What the task requires
Only the lines from the start of the data to the line containing "import pandas as pd", both included, should be output, exactly and without pictures.

Supplied data
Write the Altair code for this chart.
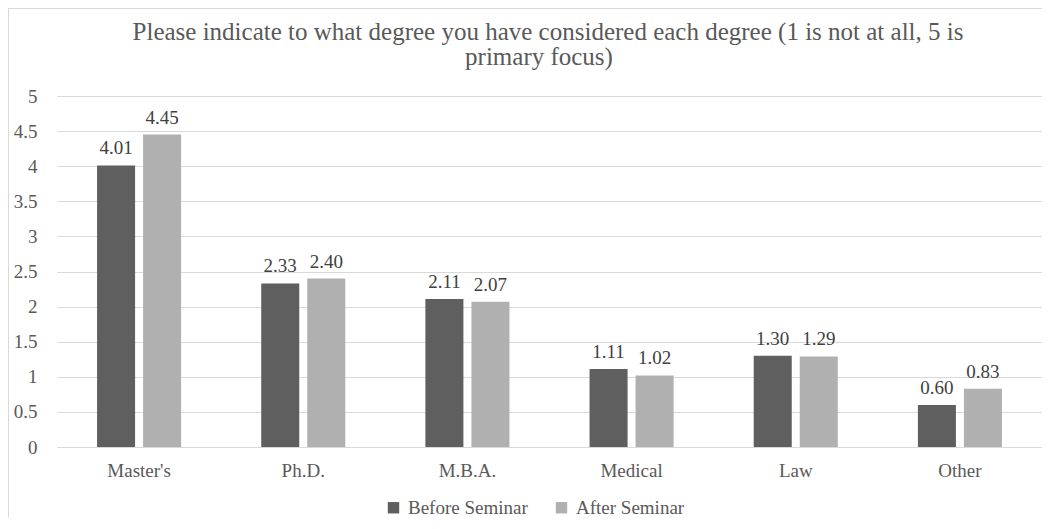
import altair as alt
import pandas as pd

categories = ["Master's", "Ph.D.", "M.B.A.", "Medical", "Law", "Other"]
series = ["Before Seminar", "After Seminar"]
before = [4.01, 2.33, 2.11, 1.11, 1.30, 0.60]
after = [4.45, 2.40, 2.07, 1.02, 1.29, 0.83]
y_ticks = [0, 0.5, 1, 1.5, 2, 2.5, 3, 3.5, 4, 4.5, 5]
title_lines = ["Please indicate to what degree you have considered each degree (1 is not at all, 5 is",
               "primary focus)"]

rows = []
for c, b, a in zip(categories, before, after):
    rows.append({"cat": c, "series": series[0], "value": b})
    rows.append({"cat": c, "series": series[1], "value": a})
df = pd.DataFrame(rows)

FONT = "'Liberation Serif', 'Times New Roman', serif"

x = alt.X("cat:N", sort=categories, title=None,
          scale=alt.Scale(paddingInner=0.488, paddingOuter=0.244),
          axis=alt.Axis(labelAngle=0, labelFontSize=19, labelColor="#595959",
                        labelFont=FONT, ticks=False, domain=False, labelPadding=14))
xo = alt.XOffset("series:N", sort=series,
                 scale=alt.Scale(paddingInner=0.174, paddingOuter=0))
y = alt.Y("value:Q", title=None,
          scale=alt.Scale(domain=[0, 5], nice=False),
          axis=alt.Axis(values=y_ticks, format=".1~f", labelFontSize=19,
                        labelColor="#595959", labelFont=FONT, ticks=False,
                        domain=False, labelPadding=20, gridColor="#d9d9d9"))

color = alt.Color("series:N", sort=series, title=None,
                  scale=alt.Scale(domain=series, range=["#5f5f5f", "#b0b0b0"]),
                  legend=alt.Legend(orient="none", legendX=327, legendY=402,
                                    direction="horizontal", symbolType="square",
                                    symbolSize=130, symbolStrokeWidth=0,
                                    labelFontSize=19, labelFont=FONT,
                                    labelColor="#595959", labelOffset=5,
                                    columnPadding=24))

bars = alt.Chart(df).mark_bar().encode(x=x, xOffset=xo, y=y, color=color)
labels = alt.Chart(df).mark_text(baseline="alphabetic", dy=-11, fontSize=19,
                                 font=FONT, color="#404040").encode(
    x=x, xOffset=xo, y=y, text=alt.Text("value:Q", format=".2f"))

title_df = pd.DataFrame({"t": title_lines, "line": [0, 1]})
title1 = alt.Chart(title_df).transform_filter("datum.line == 0").mark_text(
    font=FONT, fontSize=25, color="#595959", baseline="alphabetic", align="center",
    clip=False).encode(x=alt.value(491), y=alt.value(-56), text="t:N")
title2 = alt.Chart(title_df).transform_filter("datum.line == 1").mark_text(
    font=FONT, fontSize=25, color="#595959", baseline="alphabetic", align="center",
    clip=False).encode(x=alt.value(482), y=alt.value(-31), text="t:N")

border_top = alt.Chart(df).mark_rule(color="#d9d9d9", clip=False).encode(
    x=alt.value(-48.5), x2=alt.value(1000), y=alt.value(-87.5))
border_left = alt.Chart(df).mark_rule(color="#d9d9d9", clip=False).encode(
    x=alt.value(-48.5), y=alt.value(-87.5), y2=alt.value(440))

chart = alt.layer(border_top, border_left, bars, labels, title1, title2).properties(
    width=985, height=351,
    autosize=alt.AutoSizeParams(type="none"),
    padding={"left": 49, "top": 88, "right": 0, "bottom": 70},
).configure(font=FONT).configure_view(stroke=None).configure_text(
    font=FONT).configure_axis(labelFont=FONT).configure_legend(labelFont=FONT)

chart.save("out.html", embed_options={"renderer": "svg", "actions": False})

Expected output
Write the Altair code for this chart.
import altair as alt
import pandas as pd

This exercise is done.